HIV-1 may be a co-factor in accelerating progression to AIDS. In addition, other inflammatory disorders are potentially associated with HTLV-1 infection including Sjogrens syndrome (automimmune destruction of the salivary glands), arthritis, dermatitis and non-Hodgkins lymphoma.
HTLV-II: shares almost 50% overall homology with HTLV-1. It has no strong association with human disease and a high incidence of infection among IV users.
Lentiviruses:
Lentiviruses infect many different mammalian species. Infection with lentiviruses go through 3 stages; (1) an initial (acute) stage associated with rapid viral replication which is often accompanied by a transient period of disease, (2) a latent period during which the virus is brought under some immune control and no disease occurs and (3) high levels of viral replication later followed by disease.

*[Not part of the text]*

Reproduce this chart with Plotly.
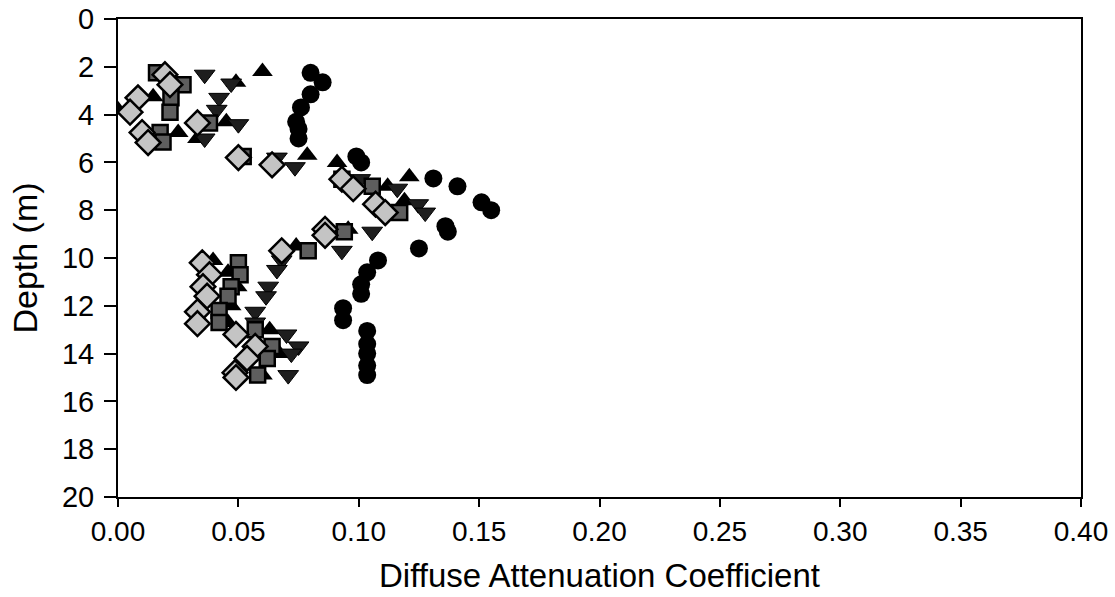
import plotly.graph_objects as go

# Series: circles (black)
circ_x = [0.080, 0.085, 0.080, 0.076, 0.074, 0.075, 0.075, 0.099, 0.101, 0.131, 0.141, 0.151, 0.155,
          0.136, 0.137, 0.125, 0.108, 0.1035, 0.101, 0.101, 0.0935, 0.0935, 0.1035, 0.1035, 0.1035,
          0.1035, 0.1035]
circ_d = [2.25, 2.65, 3.15, 3.7, 4.3, 4.6, 5.0, 5.75, 6.0, 6.67, 7.0, 7.67, 8.0,
          8.67, 8.9, 9.6, 10.1, 10.6, 11.1, 11.5, 12.1, 12.6, 13.05, 13.6, 14.0,
          14.5, 14.9]

# Series: triangle up (black)
tup_x = [0.060, 0.049, 0.0146, 0.0, 0.045, 0.025, 0.033, 0.0786, 0.091, 0.121, 0.112, 0.119,
         0.0956, 0.074, 0.0395, 0.0457, 0.0495, 0.047, 0.0457, 0.063, 0.067, 0.060]
tup_d = [2.2, 2.65, 3.25, 3.8, 4.3, 4.75, 5.0, 5.7, 6.0, 6.6, 7.0, 7.6,
         8.8, 9.5, 10.1, 10.6, 11.2, 12.0, 12.7, 13.0, 14.0, 14.9]

# Series: triangle down (black)
tdn_x = [0.036, 0.047, 0.042, 0.041, 0.050, 0.036, 0.066, 0.0735, 0.1006, 0.116, 0.1247, 0.1276,
         0.1056, 0.093, 0.068, 0.066, 0.0624, 0.0615, 0.057, 0.057, 0.070, 0.075, 0.072, 0.0707]
tdn_d = [2.33, 2.7, 3.3, 3.8, 4.4, 5.0, 5.8, 6.2, 6.7, 7.1, 7.75, 8.1,
         8.9, 9.7, 10.1, 10.5, 11.2, 11.6, 12.25, 12.7, 13.2, 13.7, 14.0, 14.9]

# Series: squares (dark patterned)
sq_x = [0.016, 0.027, 0.022, 0.0216, 0.038, 0.0175, 0.0187, 0.052, 0.093, 0.1056, 0.117, 0.094,
        0.079, 0.050, 0.0507, 0.047, 0.0457, 0.042, 0.042, 0.057, 0.064, 0.062, 0.058]
sq_d = [2.25, 2.75, 3.3, 3.9, 4.35, 4.75, 5.15, 5.75, 6.7, 7.0, 8.1, 8.9,
        9.7, 10.2, 10.7, 11.2, 11.6, 12.2, 12.7, 13.0, 13.7, 14.2, 14.9]

# Series: diamonds (light patterned)
dia_x = [0.0195, 0.0216, 0.0083, 0.005, 0.033, 0.010, 0.0125, 0.050, 0.064, 0.093, 0.0977, 0.107,
         0.111, 0.086, 0.086, 0.068, 0.035, 0.038, 0.0353, 0.037, 0.033, 0.033, 0.049, 0.057,
         0.0536, 0.0486, 0.049]
dia_d = [2.33, 2.75, 3.3, 3.9, 4.35, 4.75, 5.17, 5.8, 6.1, 6.7, 7.1, 7.75,
         8.1, 8.8, 9.05, 9.7, 10.2, 10.7, 11.2, 11.6, 12.25, 12.75, 13.2, 13.7,
         14.2, 14.8, 15.0]

x_ticks = [0.00, 0.05, 0.10, 0.15, 0.20, 0.25, 0.30, 0.35, 0.40]
x_tick_text = ["0.00", "0.05", "0.10", "0.15", "0.20", "0.25", "0.30", "0.35", "0.40"]
y_ticks = [0, 2, 4, 6, 8, 10, 12, 14, 16, 18, 20]

fig = go.Figure()
fig.add_trace(go.Scatter(x=circ_x, y=circ_d, mode="markers",
                         marker=dict(symbol="circle", size=18, color="black",
                                     line=dict(color="black", width=0))))
fig.add_trace(go.Scatter(x=tup_x, y=tup_d, mode="markers",
                         marker=dict(symbol="triangle-up", size=18, color="black",
                                     line=dict(color="black", width=0))))
fig.add_trace(go.Scatter(x=tdn_x, y=tdn_d, mode="markers",
                         marker=dict(symbol="triangle-down", size=18, color="#1e1e1e",
                                     line=dict(color="black", width=1))))
fig.add_trace(go.Scatter(x=sq_x, y=sq_d, mode="markers",
                         marker=dict(symbol="square", size=15, color="#5e5e5e",
                                     line=dict(color="black", width=2.5))))
fig.add_trace(go.Scatter(x=dia_x, y=dia_d, mode="markers",
                         marker=dict(symbol="diamond", size=19, color="#c4c4c4",
                                     line=dict(color="black", width=2.5))))

font_family = "Liberation Sans, Arial, sans-serif"
fig.update_layout(
    width=1115, height=597,
    margin=dict(l=118, r=34, t=19, b=100),
    paper_bgcolor="white", plot_bgcolor="white",
    showlegend=False,
    font=dict(family=font_family, color="black", size=24),
    xaxis=dict(range=[0, 0.40], tickvals=x_ticks, ticktext=x_tick_text, automargin=False,
               showgrid=False, zeroline=False, showline=True, linecolor="black", linewidth=2,
               mirror=True, ticks="outside", ticklen=8, tickwidth=1.5, tickcolor="black",
               tickfont=dict(family=font_family, size=28, color="black"),
               title=dict(text="Diffuse Attenuation Coefficient",
                          font=dict(size=33), standoff=18)),
    yaxis=dict(range=[20, 0], tickvals=y_ticks, automargin=False,
               showgrid=False, zeroline=False, showline=True, linecolor="black", linewidth=2,
               mirror=True, ticks="outside", ticklen=12, tickwidth=1.5, tickcolor="black",
               ticklabelstandoff=4,
               tickfont=dict(family=font_family, size=29, color="black"),
               title=dict(text="Depth (m)", font=dict(size=34), standoff=14)),
)

fig.write_html("out.html")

All lentiviruses also persist for life and have high mutation rates. Lentiviruses replicate in the nucleus. Virus assembly is in the cytoplasm.
Feline immunodeficiency virus (FIV) is an enveloped, RNA virus that belongs to the Lentivirus genus of the Retroviridae. It infects domestic and wild cats worldwide, as well as hyenas. Like HIV, FIV establishes a chronic, persistent infection that, in some cats, ultimately culminates in immunodeficiency. Because of its similarities to HIV, FIV infection in cats has been used as a research model for HIV infection and acquired immunodeficiency syndrome (AIDS).
Like other retroviruses, FIV has a three-layered structure that is composed of an innermost genome-nucleocapsid complex with helical symmetry, an icosahedral capsid, and an envelope with glycoprotein spikes. The FIV genome contains three major genes: gag, which encodes the virion core proteins (capsid [p24], nucleocapsid, and matrix); pol, which encodes the reverse transcriptase, protease and integrase enzymes; and env, which encodes surface (gp120) and transmembrane virion (gp41) envelope glycoproteins.
HIV II:
Simian immunodeficiency virus (SIV): SIV is a model for human HIV infection.
Spumaviruses: include the foamy viruses.